None of these questions have answers today. But they'll become urgently pressing within the next two to three years—just as data privacy was ignored for a decade before GDPR, until it suddenly became the number-one priority for every tech company on the planet.
A New Layer in the Stack
Back to the three news items from the top.
Oracle, Microsoft, and AWS all moving on agent memory in the same window isn't a coincidence. It marks the emergence of a new architectural consensus:
The model layer owns intelligence. The memory layer owns experience. The harness layer owns reliability.
If 2024 was the arms race for model capability and 2025 was the cost war over inference efficiency, then 2026's emerging battlefront is the fight over memory infrastructure standards.

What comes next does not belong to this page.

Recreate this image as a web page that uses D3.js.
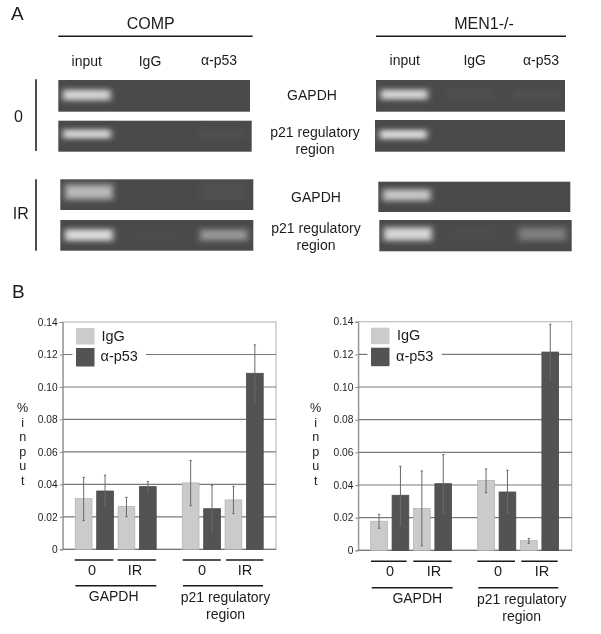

The winner of this fight won't necessarily be whoever has the best technology—history has proven that much. What decides the outcome isn't the technology itself but the toolchain, developer community, enterprise certifications, and migration costs that coalesce around it.
The competition for the agent memory layer will follow the same playbook.
And for everyday developers and enterprise decision-makers, the single most worthwhile thing to do right now may not be to rush into picking a memory solution. Instead, take a hard look at your own agent systems: What is your agent actually remembering? Where are those memories stored? Who can see them? And when should they be forgotten?